In Code 3, we tested the performance of LightGBM on the flights dataset, imported the relevant modules, and set the model hyperparameters. We then fitted the LightGBM model based on the training set, and finally used the trained model to predict the test set, obtaining an AUC of 0.6873, which is similar to XGBoost.

CatBoost

The testing process of CatBoost on the flights dataset is shown in Code 4.

Code 4 CatBoost

# Import catboost module
import catboost as cb

# Categorical feature indices
cat_features_index = [0, 1, 2, 3, 4, 5, 6]

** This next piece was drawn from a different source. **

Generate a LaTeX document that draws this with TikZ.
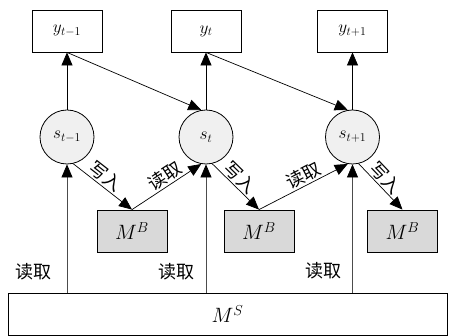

# Create CatBoost model instance
model_cb = cb.CatBoostClassifier(eval_metric="AUC", one_hot_max_size=50, depth=6, iterations=300, l2_leaf_reg=1, learning_rate=0.1)

# Fit the CatBoost model
model_cb.fit(X_train, y_train, cat_features=cat_features_index)

# Predict on the test set
y_pred = model_cb.predict(X_test)
print('AUC of test set based on CatBoost: ', roc_auc_score(y_test, y_pred))

Output:

AUC of test set based on CatBoost: 0.5463773041667715

In Code 4, we tested the performance of CatBoost on the flights dataset, imported the relevant modules, and set the model hyperparameters. We then fitted the CatBoost model based on the training set, and finally used the trained model to predict the test set, obtaining an AUC of 0.54, which is significantly lower compared to XGBoost and LightGBM. Table 1 shows the comprehensive comparison results of the three models on the flights dataset.

Comparison and Tuning of XGBoost, LightGBM, and CatBoost Algorithms

From the comprehensive comparison results in Table 1, LightGBM outperforms both XGBoost and CatBoost in terms of accuracy and speed. Of course, we only compared the three models directly on the dataset without further data feature engineering and hyperparameter tuning; the results in Table 1 can be further optimized.

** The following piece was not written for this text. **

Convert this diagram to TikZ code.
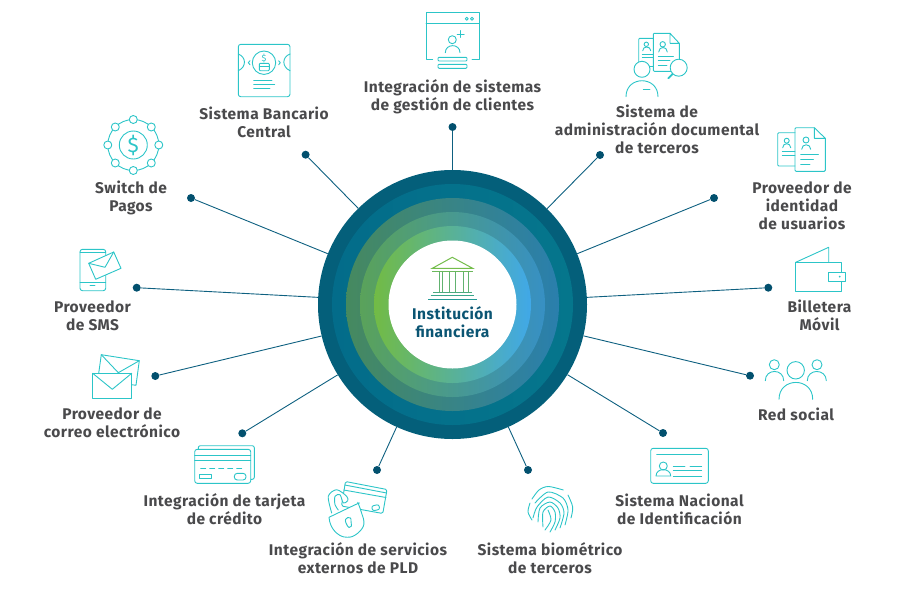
\documentclass[tikz,border=0pt]{standalone}
\usepackage{fontspec}
\setmainfont{Fira Sans}[LetterSpace=3]
\definecolor{icon}{HTML}{2CC5C8}
\definecolor{linecol}{HTML}{0E6080}
\definecolor{dotcol}{HTML}{02506E}
\definecolor{labelcol}{HTML}{4A4A4C}
\definecolor{hubtext}{HTML}{0B5573}
\definecolor{ringa}{HTML}{045F7A}
\definecolor{ringbl}{HTML}{036C8A}
\definecolor{ringbr}{HTML}{05768C}
\definecolor{ringcl}{HTML}{46895F}
\definecolor{ringcm}{HTML}{3A8A88}
\definecolor{ringcr}{HTML}{2A7FAD}
\definecolor{ringdl}{HTML}{5AA25A}
\definecolor{ringdm}{HTML}{4F9F86}
\definecolor{ringdr}{HTML}{3790C4}
\definecolor{ringel}{HTML}{72BB45}
\definecolor{ringem}{HTML}{62B98C}
\definecolor{ringer}{HTML}{40A8E8}
\definecolor{banka}{HTML}{74BD4B}
\definecolor{bankb}{HTML}{6CB85C}
\definecolor{bankc}{HTML}{62B270}
\definecolor{bankd}{HTML}{4BAA80}
\definecolor{banke}{HTML}{3AA58A}
\definecolor{bankf}{HTML}{259A96}

\begin{document}
\begin{tikzpicture}[x=1pt,y=-1pt,
    hub/.style={circle,fill=ringa,minimum size=269pt,inner sep=0pt},
    dot/.style={circle,fill=dotcol,minimum size=8pt,inner sep=0pt},
    link/.style={linecol,line width=0.9pt},
    label/.style={align=center,text=labelcol,inner sep=0pt,font=\fontsize{15.5}{18}\selectfont\bfseries},
    ic/.style={icon,line width=0.9pt,line join=round,line cap=round},
    icw/.style={ic,fill=white},
    bank/.style={line width=1pt}]
    \useasboundingbox (0,0) rectangle (905,600);

    %center
    \node[hub] (hub) at (452.5,304.5) {};
    \shade[left color=ringbl,right color=ringbr] (hub.center) circle (120.5pt);
    \shade[left color=ringcl,middle color=ringcm,right color=ringcr] (hub.center) circle (106.5pt);
    \shade[left color=ringdl,middle color=ringdm,right color=ringdr] (hub.center) circle (92.5pt);
    \shade[left color=ringel,middle color=ringem,right color=ringer] (hub.center) circle (78.5pt);
    \fill[white] (hub.center) circle (64pt);
    \node[label,text=hubtext] (hubname) at (452.5,322) {Institución\\financiera};

    %building
    \draw[bank,color=banka] (452.3,257.3) -- (432.3,268.3) -- (472.7,268.3) -- cycle;
    \draw[bank,color=bankb] (432.3,271.7) -- (472.7,271.7);
    \draw[bank,color=bankc] (439.3,272) -- (439.3,292) (442.3,272) -- (442.3,292);
    \draw[bank,color=bankc] (449.3,272) -- (449.3,292) (455,272) -- (455,292);
    \draw[bank,color=bankc] (463.3,272) -- (463.3,292) (468.3,272) -- (468.3,292);
    \draw[bank,color=bankd] (433.3,292.3) -- (472.3,292.3);
    \draw[bank,color=banke] (430.7,295.5) -- (474,295.5);
    \draw[bank,color=bankf] (428.3,299.3) -- (476.7,299.3);

    %dots
    \node[dot] (dotclients) at (452.5,127) {};
    \node[dot] (dotdocs) at (600,155) {};
    \node[dot] (dotidentity) at (714,198) {};
    \node[dot] (dotwallet) at (768.3,287.7) {};
    \node[dot] (dotsocial) at (750,375.7) {};
    \node[dot] (dotnational) at (663,433) {};
    \node[dot] (dotbiometric) at (528,470) {};
    \node[dot] (dotpld) at (377,470) {};
    \node[dot] (dotcard) at (242.3,433.3) {};
    \node[dot] (dotmail) at (155.3,376) {};
    \node[dot] (dotsms) at (136.7,287.7) {};
    \node[dot] (dotswitch) at (191,198) {};
    \node[dot] (dotcentral) at (305.6,154.7) {};

    %connectors
    \draw[link] (dotclients) -- (hub);
    \draw[link] (dotdocs) -- (hub);
    \draw[link] (dotidentity) -- (hub);
    \draw[link] (dotwallet) -- (hub);
    \draw[link] (dotsocial) -- (hub);
    \draw[link] (dotnational) -- (hub);
    \draw[link] (dotbiometric) -- (hub);
    \draw[link] (dotpld) -- (hub);
    \draw[link] (dotcard) -- (hub);
    \draw[link] (dotmail) -- (hub);
    \draw[link] (dotsms) -- (hub);
    \draw[link] (dotswitch) -- (hub);
    \draw[link] (dotcentral) -- (hub);

    %labels
    \node[label] (labelclients) at (452.5,97) {Integración de sistemas\\de gestión de clientes};
    \node[label] (labeldocs) at (657,129) {Sistema de\\administración documental\\de terceros};
    \node[label] (labelidentity) at (802,206) {Proveedor de\\identidad\\de usuarios};
    \node[label] (labelwallet) at (819.5,315) {Billetera\\Móvil};
    \node[label] (labelsocial) at (796,414) {Red social};
    \node[label] (labelnational) at (679.5,509) {Sistema Nacional\\de Identificación};
    \node[label] (labelbiometric) at (550,558) {Sistema biométrico\\de terceros};
    \node[label] (labelpld) at (358,558) {Integración de servicios\\externos de PLD};
    \node[label] (labelcard) at (224.5,509) {Integración de tarjeta\\de crédito};
    \node[label] (labelmail) at (112,423) {Proveedor de\\correo electrónico};
    \node[label] (labelsms) at (92.5,316) {Proveedor\\de SMS};
    \node[label] (labelswitch) at (131,198) {Switch de\\Pagos};
    \node[label] (labelcentral) at (264,122) {Sistema Bancario\\Central};

    %switch icon
    \draw[ic] (133.3,145) circle (25.5pt);
    \draw[ic] (133.3,145) circle (14pt);
    \draw[icw] (133.3,119.5) circle (4pt);
    \draw[icw] (151.3,127) circle (4pt);
    \draw[icw] (158.8,145) circle (4pt);
    \draw[icw] (151.3,163) circle (4pt);
    \draw[icw] (133.3,170.5) circle (4pt);
    \draw[icw] (115.3,163) circle (4pt);
    \draw[icw] (107.8,145) circle (4pt);
    \draw[icw] (115.3,127) circle (4pt);
    \node[text=icon,font=\fontsize{21}{21}\selectfont] (switchsign) at (133.3,145) {\$};

    %central bank icon
    \draw[ic,rounded corners=2.5pt] (238.3,44.3) rectangle (290,96.7);
    \draw[ic] (264,62.7) circle (11.7pt);
    \draw[ic] (238.3,54) .. controls (246.5,57) and (246.5,67) .. (238.3,70.7);
    \draw[ic] (290,54) .. controls (281.8,57) and (281.8,67) .. (290,70.7);
    \draw[ic] (250,60.7) -- (248.3,62.7) -- (250,64.7);
    \draw[ic] (278.6,60.7) -- (280.3,62.7) -- (278.6,64.7);
    \draw[ic] (253.7,80) -- (272,80);
    \draw[ic] (253.7,84) -- (274.7,84);
    \draw[ic] (253.7,88.7) -- (270,88.7);
    \draw[ic,rounded corners=1pt] (259.3,63.3) rectangle (269.3,70.7);
    \draw[ic] (259.3,66.5) -- (269.3,66.5);
    \node[text=icon,font=\fontsize{9}{9}\selectfont] (centralsign) at (264,58.3) {\$};

    %clients icon
    \draw[ic] (432.7,59.3) -- (426,59.3) -- (426,12.7) -- (479,12.7) -- (479,59.3) -- (472,59.3);
    \draw[ic] (426,23.7) -- (479,23.7);
    \draw[ic] (466.7,18.7) circle (1.5pt);
    \draw[ic] (472,18.7) circle (1.5pt);
    \draw[ic] (452.3,39.7) circle (4pt);
    \draw[ic] (445.3,52.7) .. controls (445.3,43.3) and (460,43.3) .. (460,52.7);
    \draw[ic] (457.2,34) -- (464.2,34);
    \draw[ic] (460.7,30.5) -- (460.7,37.5);
    \draw[ic,rounded corners=1pt] (438,57.3) rectangle (467,61);
    \draw[ic,rounded corners=1pt] (438,64.3) rectangle (467,68.3);

    %documents icon
    \draw[ic,rounded corners=1pt] (653.3,38.3) -- (638.7,38.3) -- (638.7,66) -- (640,66);
    \draw[ic] (646.3,44.3) circle (2.2pt);
    \draw[ic] (642.7,50.7) .. controls (642.7,45.8) and (650.7,45.8) .. (650.7,50.7);
    \draw[ic] (642.3,54.3) -- (653.3,54.3);
    \draw[ic] (642.3,57.3) -- (653.3,57.3);
    \draw[ic,rounded corners=1pt] (670,33.3) -- (653.3,33.3) -- (653.3,71.3) -- (679.3,71.3) -- (679.3,43.3);
    \draw[ic] (670,33.3) -- (679.3,43.3) -- (670,43.3) -- cycle;
    \draw[ic] (662.7,44.3) circle (2.7pt);
    \draw[ic] (658.7,52) .. controls (658.7,46) and (667.3,46) .. (667.3,52);
    \draw[ic] (658.3,56.7) -- (673.3,56.7);
    \draw[ic] (658.3,60) -- (670,60);
    \draw[ic] (658.3,65.3) -- (667,65.3);
    \draw[ic] (650,66.7) -- (653.3,66.7);
    \draw[icw] (678.7,67.7) circle (8.5pt);
    \draw[ic,line width=1.8pt] (672.5,74) -- (668.3,78.3);
    \draw[icw] (642,69.3) circle (8pt);
    \draw[ic] (626,96.7) .. controls (626,75.4) and (658,75.4) .. (658,96.7);
    \draw[ic] (643.3,89.3) -- (650,89.3);

    %identity icon
    \draw[ic,rounded corners=1pt] (795,132.7) -- (777.7,132.7) -- (777.7,166) -- (795,166);
    \draw[ic] (786.7,140.7) circle (2.5pt);
    \draw[ic] (782.7,147.7) .. controls (782.7,142.4) and (790.7,142.4) .. (790.7,147.7);
    \draw[ic] (782.3,151.7) -- (795,151.7);
    \draw[ic] (782.3,155.3) -- (795,155.3);
    \draw[ic,rounded corners=1pt] (814.3,127.7) -- (795,127.7) -- (795,171.3) -- (825.3,171.3) -- (825.3,138.3);
    \draw[ic] (814.3,127.7) -- (825.3,138.3) -- (814.3,138.3) -- cycle;
    \draw[ic] (806,140) circle (3pt);
    \draw[ic] (801.7,149.3) .. controls (801.7,143.3) and (810.7,143.3) .. (810.7,149.3);
    \draw[ic] (800.7,154.3) -- (818.3,154.3);
    \draw[ic] (800.7,159.3) -- (813.3,159.3);
    \draw[ic] (800.7,164) -- (810,164);

    %wallet icon
    \draw[ic] (795.7,262.3) rectangle (841.3,291);
    \draw[ic] (795.7,262.3) -- (828.7,247.3) -- (828.7,262.3);
    \draw[icw] (828,272.3) rectangle (845.3,281.3);
    \fill[icon] (839.7,276.7) circle (1pt);

    %social icon
    \draw[ic] (795.7,370.3) circle (8.7pt);
    \draw[ic] (779,399.3) .. controls (779,376.8) and (812.7,376.8) .. (812.7,399.3);
    \draw[ic] (774.3,364.7) circle (5pt);
    \draw[ic] (765.3,380.7) .. controls (765.3,368.4) and (783.7,368.4) .. (783.7,380.7);
    \draw[ic] (817,364.7) circle (5pt);
    \draw[ic] (807.3,380.7) .. controls (807.3,368.4) and (826.3,368.4) .. (826.3,380.7);

    %id card icon
    \draw[ic,rounded corners=2.5pt] (650.7,448.3) rectangle (708.3,483.3);
    \draw[ic] (656.7,454.7) -- (701.7,454.7);
    \draw[ic] (663.3,466) circle (4pt);
    \draw[ic] (656,476) .. controls (656,467.5) and (670.7,467.5) .. (670.7,476) -- cycle;
    \draw[ic] (673.3,466) -- (685,466);
    \draw[ic] (690,466) -- (701.7,466);
    \draw[ic] (673.3,470.7) -- (701.7,470.7);
    \draw[ic] (673.3,476) -- (701.7,476);

    %fingerprint icon
    \draw[ic] plot[smooth] coordinates {(532,520) (528,512) (530,503)};
    \draw[ic] plot[smooth] coordinates {(532,499) (539,490) (548.3,486.5) (563.3,490)};
    \draw[ic] plot[smooth] coordinates {(568,495) (572.7,507) (571,518)};
    \draw[ic] plot[smooth] coordinates {(535,503) (548,492) (563,498) (568,510) (565,525)};
    \draw[ic] plot[smooth] coordinates {(533,518) (537,507) (548,497) (560,503) (564,513) (560,528)};
    \draw[ic] plot[smooth] coordinates {(538,522) (540,508) (550,502) (558,508) (560,518) (555,530)};
    \draw[ic] plot[smooth] coordinates {(543,527) (543,512) (550,506) (555,512) (555,522) (550,532)};
    \draw[ic] plot[smooth] coordinates {(548,510) (551,520) (545,530)};

    %pld icon
    \draw[icw,rounded corners=1.5pt] (345.5,481.5) -- (387,489.5) -- (382.8,513.5) -- (341.5,506) -- cycle;
    \draw[ic] (344.8,485) -- (386.7,493);
    \draw[ic] (343.8,490) -- (386,497.5);
    \draw[ic,rotate around={12:(375.7,507.7)},rounded corners=2pt] (372,505.2) rectangle (379.4,510.2);
    \draw[icw] plot[smooth] coordinates {(331.7,513) (328.3,496.3) (336.7,489.7) (346.7,496.3) (347.7,500.7) (343.3,503) (340,494.7) (335,496.3) (335,504.7) (338.3,510)};
    \draw[icw,rounded corners=3pt] (329,517.3) -- (356.7,504) .. controls (358,503.5) and (358.5,504) .. (359,505) -- (364.3,521.3) .. controls (363,530) and (355,536.5) .. (347,537.5) .. controls (339,536) and (330,530) .. (329,517.3);
    \draw[ic] (346,523) .. controls (343,517) and (352,515) .. (351,521) -- (351.5,526) .. controls (350,528) and (348,528) .. (347.5,526) -- cycle;

    %card icon
    \draw[ic,rounded corners=2pt] (198.3,449.3) -- (198.3,445.7) -- (254.3,445.7) -- (254.3,479.3) -- (250.7,479.3);
    \draw[icw,rounded corners=2.5pt] (194.7,449.3) rectangle (250.7,483.3);
    \draw[ic] (194.7,455) -- (250.7,455);
    \draw[ic] (194.7,460) -- (250.7,460);
    \draw[ic,dash pattern=on 5pt off 4pt] (200.7,468) -- (245,468);
    \draw[ic] (199.3,474.3) rectangle (211.3,478.7);
    \draw[ic,rounded corners=3pt] (234.3,473.3) rectangle (246,480);

    %mail icon
    \draw[ic] (101.3,354.7) -- (139.3,360.7) -- (136,385.3) -- (131.7,384.7);
    \draw[ic] (101.3,354.7) -- (98.7,373.3);
    \draw[ic] (101.3,354.7) -- (118.3,372.7) -- (139.3,360.7);
    \draw[icw] (92.7,373.3) rectangle (131.7,398.7);
    \draw[ic] (92.7,373.3) -- (112.3,389.3) -- (131.7,373.3);

    %sms icon
    \draw[ic,rounded corners=2.5pt] (80,249.3) rectangle (105.7,290.7);
    \draw[ic] (80,252.7) -- (105.7,252.7);
    \draw[ic] (80,282.7) -- (105.7,282.7);
    \draw[ic] (90,285.7) -- (95,285.7);
    \draw[icw] (88.7,263.3) -- (113.7,252) -- (121,268.3) -- (95.7,279.3) -- cycle;
    \draw[ic] (88.7,263.3) -- (105,267.3) -- (113.7,252);
\end{tikzpicture}
\end{document}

Common Hyperparameter Tuning Methods

In machine learning models, there are numerous parameters that need to be set manually beforehand, such as the batch size for training neural networks and tree-related parameters for ensemble learning models like XGBoost. We refer to these parameters that are not obtained through model training as hyperparameters. The process of manually adjusting hyperparameters is what we commonly know as tuning. Common tuning methods in machine learning include grid search, random search, and Bayesian optimization.

Grid Search

Grid search is a commonly used hyperparameter tuning method, often used to optimize three or fewer hyperparameters. It is essentially an exhaustive search method. For each hyperparameter, the user selects a small finite set to explore. Then, the Cartesian product of these hyperparameters results in several sets of hyperparameters. Grid search trains the model using each set of hyperparameters and selects the set with the smallest validation set error as the best hyperparameters.

For example, if we have three hyperparameters a, b, and c to optimize, with candidate values {1,2}, {3,4}, and {5,6}, respectively, all possible combinations of parameter values form an 8-point 3-dimensional grid as follows: {(1,3,5), (1,3,6), (1,4,5), (1,4,6), (2,3,5), (2,3,6), (2,4,5), (2,4,6)}. Grid search traverses these 8 possible combinations of parameter values for training and validation, ultimately obtaining the optimal hyperparameters.

In Sklearn, grid search tuning can be implemented using the GridSearchCV module in the model_selection module. We will also use the aforementioned flights dataset to demonstrate an example of grid search code for XGBoost.

Code 5 Grid Search

### Example of GridSearch search based on XGBoost
# Import GridSearch module
from sklearn.model_selection import GridSearchCV

# Create XGBoost classification model instance
model = xgb.XGBClassifier()

# List of parameters to search
param_lst = {
    "max_depth": [3, 5, 7],
    "min_child_weight": [1, 3, 6],
    "n_estimators": [100, 200, 300],
    "learning_rate": [0.01, 0.05, 0.1]
}

# Create grid search
grid_search = GridSearchCV(model, param_grid=param_lst, cv=3, verbose=10, n_jobs=-1)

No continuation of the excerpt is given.